--- DATA EXCERPT ---
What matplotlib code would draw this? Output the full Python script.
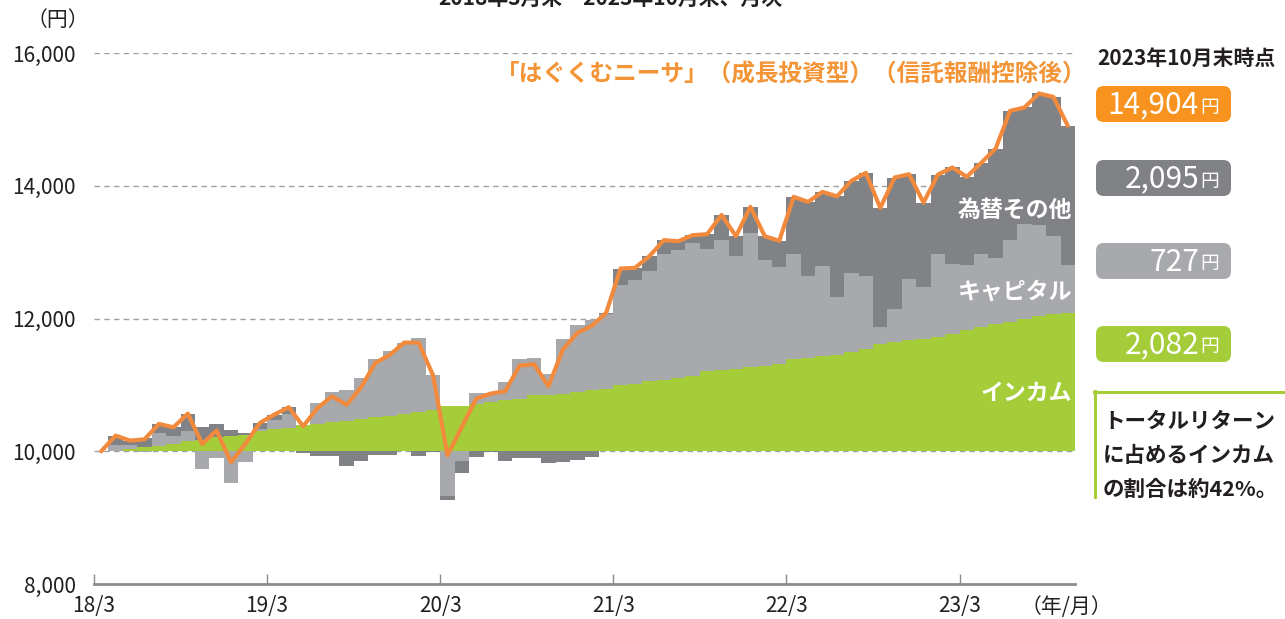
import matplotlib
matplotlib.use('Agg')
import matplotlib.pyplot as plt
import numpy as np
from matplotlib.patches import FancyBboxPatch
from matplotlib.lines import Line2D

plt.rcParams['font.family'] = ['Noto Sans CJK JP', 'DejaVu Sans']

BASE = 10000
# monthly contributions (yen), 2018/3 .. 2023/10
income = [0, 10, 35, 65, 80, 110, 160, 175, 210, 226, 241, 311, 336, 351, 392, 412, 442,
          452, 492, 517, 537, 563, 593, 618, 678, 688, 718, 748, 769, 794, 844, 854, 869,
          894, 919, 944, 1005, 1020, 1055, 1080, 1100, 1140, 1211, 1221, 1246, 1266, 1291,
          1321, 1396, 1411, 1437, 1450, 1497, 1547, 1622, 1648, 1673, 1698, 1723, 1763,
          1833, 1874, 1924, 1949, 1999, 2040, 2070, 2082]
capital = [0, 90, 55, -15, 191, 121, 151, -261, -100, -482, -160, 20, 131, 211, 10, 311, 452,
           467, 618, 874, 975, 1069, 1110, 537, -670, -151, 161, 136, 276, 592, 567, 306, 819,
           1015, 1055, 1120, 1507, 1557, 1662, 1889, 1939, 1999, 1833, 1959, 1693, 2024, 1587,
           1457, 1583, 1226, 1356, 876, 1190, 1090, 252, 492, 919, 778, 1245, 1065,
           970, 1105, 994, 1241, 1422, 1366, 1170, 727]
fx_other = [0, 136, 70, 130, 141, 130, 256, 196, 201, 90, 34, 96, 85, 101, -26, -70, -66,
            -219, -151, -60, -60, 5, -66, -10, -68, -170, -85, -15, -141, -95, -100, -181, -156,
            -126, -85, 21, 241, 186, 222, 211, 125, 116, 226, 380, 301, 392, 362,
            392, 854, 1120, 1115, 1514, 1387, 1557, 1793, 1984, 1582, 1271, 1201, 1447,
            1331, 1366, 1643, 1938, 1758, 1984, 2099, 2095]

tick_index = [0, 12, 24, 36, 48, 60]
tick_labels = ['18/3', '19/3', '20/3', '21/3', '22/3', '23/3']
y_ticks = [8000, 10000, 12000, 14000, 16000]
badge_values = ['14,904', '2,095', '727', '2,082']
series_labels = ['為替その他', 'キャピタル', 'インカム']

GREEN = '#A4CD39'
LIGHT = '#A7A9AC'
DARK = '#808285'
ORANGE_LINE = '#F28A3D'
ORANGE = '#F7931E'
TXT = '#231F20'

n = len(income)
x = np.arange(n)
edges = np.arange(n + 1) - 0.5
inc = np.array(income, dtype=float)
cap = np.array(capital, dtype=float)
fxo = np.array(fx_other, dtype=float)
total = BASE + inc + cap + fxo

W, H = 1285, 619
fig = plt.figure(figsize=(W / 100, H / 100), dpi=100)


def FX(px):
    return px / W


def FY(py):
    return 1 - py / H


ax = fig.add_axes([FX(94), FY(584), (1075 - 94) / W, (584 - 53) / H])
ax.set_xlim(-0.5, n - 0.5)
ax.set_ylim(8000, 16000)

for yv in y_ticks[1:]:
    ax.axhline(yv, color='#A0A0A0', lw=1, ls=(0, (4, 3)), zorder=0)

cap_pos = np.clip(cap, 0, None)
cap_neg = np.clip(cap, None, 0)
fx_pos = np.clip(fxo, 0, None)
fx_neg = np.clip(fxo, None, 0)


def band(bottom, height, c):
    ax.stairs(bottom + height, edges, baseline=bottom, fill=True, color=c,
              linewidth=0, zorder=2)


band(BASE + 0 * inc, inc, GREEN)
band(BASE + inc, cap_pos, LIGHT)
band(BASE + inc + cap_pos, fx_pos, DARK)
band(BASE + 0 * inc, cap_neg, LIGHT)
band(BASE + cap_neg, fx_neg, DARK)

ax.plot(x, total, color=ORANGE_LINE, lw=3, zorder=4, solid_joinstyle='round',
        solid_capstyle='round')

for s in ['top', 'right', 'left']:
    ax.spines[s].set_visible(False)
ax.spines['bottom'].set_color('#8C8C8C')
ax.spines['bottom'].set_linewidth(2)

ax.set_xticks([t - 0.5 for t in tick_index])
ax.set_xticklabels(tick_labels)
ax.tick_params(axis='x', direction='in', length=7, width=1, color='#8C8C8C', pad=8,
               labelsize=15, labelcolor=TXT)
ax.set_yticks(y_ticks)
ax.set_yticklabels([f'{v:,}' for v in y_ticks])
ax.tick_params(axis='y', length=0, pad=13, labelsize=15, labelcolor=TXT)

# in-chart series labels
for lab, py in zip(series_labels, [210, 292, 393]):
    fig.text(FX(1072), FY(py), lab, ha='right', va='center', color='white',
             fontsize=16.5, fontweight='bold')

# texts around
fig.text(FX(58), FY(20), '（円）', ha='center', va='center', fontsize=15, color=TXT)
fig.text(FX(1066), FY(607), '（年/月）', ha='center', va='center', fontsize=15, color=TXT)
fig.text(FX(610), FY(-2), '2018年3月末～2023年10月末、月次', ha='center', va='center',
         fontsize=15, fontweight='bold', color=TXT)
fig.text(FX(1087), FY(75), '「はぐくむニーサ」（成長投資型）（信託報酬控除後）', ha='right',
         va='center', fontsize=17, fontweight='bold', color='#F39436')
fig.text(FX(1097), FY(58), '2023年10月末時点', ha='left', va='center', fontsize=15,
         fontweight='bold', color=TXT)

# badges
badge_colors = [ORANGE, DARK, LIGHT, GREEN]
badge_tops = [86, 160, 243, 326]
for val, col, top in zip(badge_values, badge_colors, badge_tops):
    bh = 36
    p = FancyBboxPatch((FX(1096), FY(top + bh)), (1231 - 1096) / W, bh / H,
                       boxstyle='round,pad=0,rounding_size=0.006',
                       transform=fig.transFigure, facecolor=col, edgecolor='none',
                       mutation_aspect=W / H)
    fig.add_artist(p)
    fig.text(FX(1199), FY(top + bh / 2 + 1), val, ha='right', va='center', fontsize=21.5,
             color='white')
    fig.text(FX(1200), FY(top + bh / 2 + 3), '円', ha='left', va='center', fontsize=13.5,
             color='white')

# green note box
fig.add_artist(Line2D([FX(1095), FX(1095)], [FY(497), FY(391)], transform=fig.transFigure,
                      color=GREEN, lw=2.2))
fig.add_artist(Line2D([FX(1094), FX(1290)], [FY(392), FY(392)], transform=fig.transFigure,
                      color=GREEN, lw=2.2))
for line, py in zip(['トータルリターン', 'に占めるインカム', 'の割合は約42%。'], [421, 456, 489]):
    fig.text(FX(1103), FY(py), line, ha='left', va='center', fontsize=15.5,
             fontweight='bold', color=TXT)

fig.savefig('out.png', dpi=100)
---
▸ **CHALLENGE**
With the pictures left out, transcribe the material exactly.

▸ **TASK RESULT**
What matplotlib code would draw this? Output the full Python script.
import matplotlib
matplotlib.use('Agg')
import matplotlib.pyplot as plt
import numpy as np
from matplotlib.patches import FancyBboxPatch
from matplotlib.lines import Line2D

plt.rcParams['font.family'] = ['Noto Sans CJK JP', 'DejaVu Sans']

BASE = 10000
# monthly contributions (yen), 2018/3 .. 2023/10
income = [0, 10, 35, 65, 80, 110, 160, 175, 210, 226, 241, 311, 336, 351, 392, 412, 442,
          452, 492, 517, 537, 563, 593, 618, 678, 688, 718, 748, 769, 794, 844, 854, 869,
          894, 919, 944, 1005, 1020, 1055, 1080, 1100, 1140, 1211, 1221, 1246, 1266, 1291,
          1321, 1396, 1411, 1437, 1450, 1497, 1547, 1622, 1648, 1673, 1698, 1723, 1763,
          1833, 1874, 1924, 1949, 1999, 2040, 2070, 2082]
capital = [0, 90, 55, -15, 191, 121, 151, -261, -100, -482, -160, 20, 131, 211, 10, 311, 452,
           467, 618, 874, 975, 1069, 1110, 537, -670, -151, 161, 136, 276, 592, 567, 306, 819,
           1015, 1055, 1120, 1507, 1557, 1662, 1889, 1939, 1999, 1833, 1959, 1693, 2024, 1587,
           1457, 1583, 1226, 1356, 876, 1190, 1090, 252, 492, 919, 778, 1245, 1065,
           970, 1105, 994, 1241, 1422, 1366, 1170, 727]
fx_other = [0, 136, 70, 130, 141, 130, 256, 196, 201, 90, 34, 96, 85, 101, -26, -70, -66,
            -219, -151, -60, -60, 5, -66, -10, -68, -170, -85, -15, -141, -95, -100, -181, -156,
            -126, -85, 21, 241, 186, 222, 211, 125, 116, 226, 380, 301, 392, 362,
            392, 854, 1120, 1115, 1514, 1387, 1557, 1793, 1984, 1582, 1271, 1201, 1447,
            1331, 1366, 1643, 1938, 1758, 1984, 2099, 2095]

tick_index = [0, 12, 24, 36, 48, 60]
tick_labels = ['18/3', '19/3', '20/3', '21/3', '22/3', '23/3']
y_ticks = [8000, 10000, 12000, 14000, 16000]
badge_values = ['14,904', '2,095', '727', '2,082']
series_labels = ['為替その他', 'キャピタル', 'インカム']

GREEN = '#A4CD39'
LIGHT = '#A7A9AC'
DARK = '#808285'
ORANGE_LINE = '#F28A3D'
ORANGE = '#F7931E'
TXT = '#231F20'

n = len(income)
x = np.arange(n)
edges = np.arange(n + 1) - 0.5
inc = np.array(income, dtype=float)
cap = np.array(capital, dtype=float)
fxo = np.array(fx_other, dtype=float)
total = BASE + inc + cap + fxo

W, H = 1285, 619
fig = plt.figure(figsize=(W / 100, H / 100), dpi=100)


def FX(px):
    return px / W


def FY(py):
    return 1 - py / H


ax = fig.add_axes([FX(94), FY(584), (1075 - 94) / W, (584 - 53) / H])
ax.set_xlim(-0.5, n - 0.5)
ax.set_ylim(8000, 16000)

for yv in y_ticks[1:]:
    ax.axhline(yv, color='#A0A0A0', lw=1, ls=(0, (4, 3)), zorder=0)

cap_pos = np.clip(cap, 0, None)
cap_neg = np.clip(cap, None, 0)
fx_pos = np.clip(fxo, 0, None)
fx_neg = np.clip(fxo, None, 0)


def band(bottom, height, c):
    ax.stairs(bottom + height, edges, baseline=bottom, fill=True, color=c,
              linewidth=0, zorder=2)


band(BASE + 0 * inc, inc, GREEN)
band(BASE + inc, cap_pos, LIGHT)
band(BASE + inc + cap_pos, fx_pos, DARK)
band(BASE + 0 * inc, cap_neg, LIGHT)
band(BASE + cap_neg, fx_neg, DARK)

ax.plot(x, total, color=ORANGE_LINE, lw=3, zorder=4, solid_joinstyle='round',
        solid_capstyle='round')

for s in ['top', 'right', 'left']:
    ax.spines[s].set_visible(False)
ax.spines['bottom'].set_color('#8C8C8C')
ax.spines['bottom'].set_linewidth(2)

ax.set_xticks([t - 0.5 for t in tick_index])
ax.set_xticklabels(tick_labels)
ax.tick_params(axis='x', direction='in', length=7, width=1, color='#8C8C8C', pad=8,
               labelsize=15, labelcolor=TXT)
ax.set_yticks(y_ticks)
ax.set_yticklabels([f'{v:,}' for v in y_ticks])
ax.tick_params(axis='y', length=0, pad=13, labelsize=15, labelcolor=TXT)

# in-chart series labels
for lab, py in zip(series_labels, [210, 292, 393]):
    fig.text(FX(1072), FY(py), lab, ha='right', va='center', color='white',
             fontsize=16.5, fontweight='bold')

# texts around
fig.text(FX(58), FY(20), '（円）', ha='center', va='center', fontsize=15, color=TXT)
fig.text(FX(1066), FY(607), '（年/月）', ha='center', va='center', fontsize=15, color=TXT)
fig.text(FX(610), FY(-2), '2018年3月末～2023年10月末、月次', ha='center', va='center',
         fontsize=15, fontweight='bold', color=TXT)
fig.text(FX(1087), FY(75), '「はぐくむニーサ」（成長投資型）（信託報酬控除後）', ha='right',
         va='center', fontsize=17, fontweight='bold', color='#F39436')
fig.text(FX(1097), FY(58), '2023年10月末時点', ha='left', va='center', fontsize=15,
         fontweight='bold', color=TXT)

# badges
badge_colors = [ORANGE, DARK, LIGHT, GREEN]
badge_tops = [86, 160, 243, 326]
for val, col, top in zip(badge_values, badge_colors, badge_tops):
    bh = 36
    p = FancyBboxPatch((FX(1096), FY(top + bh)), (1231 - 1096) / W, bh / H,
                       boxstyle='round,pad=0,rounding_size=0.006',
                       transform=fig.transFigure, facecolor=col, edgecolor='none',
                       mutation_aspect=W / H)
    fig.add_artist(p)
    fig.text(FX(1199), FY(top + bh / 2 + 1), val, ha='right', va='center', fontsize=21.5,
             color='white')
    fig.text(FX(1200), FY(top + bh / 2 + 3), '円', ha='left', va='center', fontsize=13.5,
             color='white')

# green note box
fig.add_artist(Line2D([FX(1095), FX(1095)], [FY(497), FY(391)], transform=fig.transFigure,
                      color=GREEN, lw=2.2))
fig.add_artist(Line2D([FX(1094), FX(1290)], [FY(392), FY(392)], transform=fig.transFigure,
                      color=GREEN, lw=2.2))
for line, py in zip(['トータルリターン', 'に占めるインカム', 'の割合は約42%。'], [421, 456, 489]):
    fig.text(FX(1103), FY(py), line, ha='left', va='center', fontsize=15.5,
             fontweight='bold', color=TXT)

fig.savefig('out.png', dpi=100)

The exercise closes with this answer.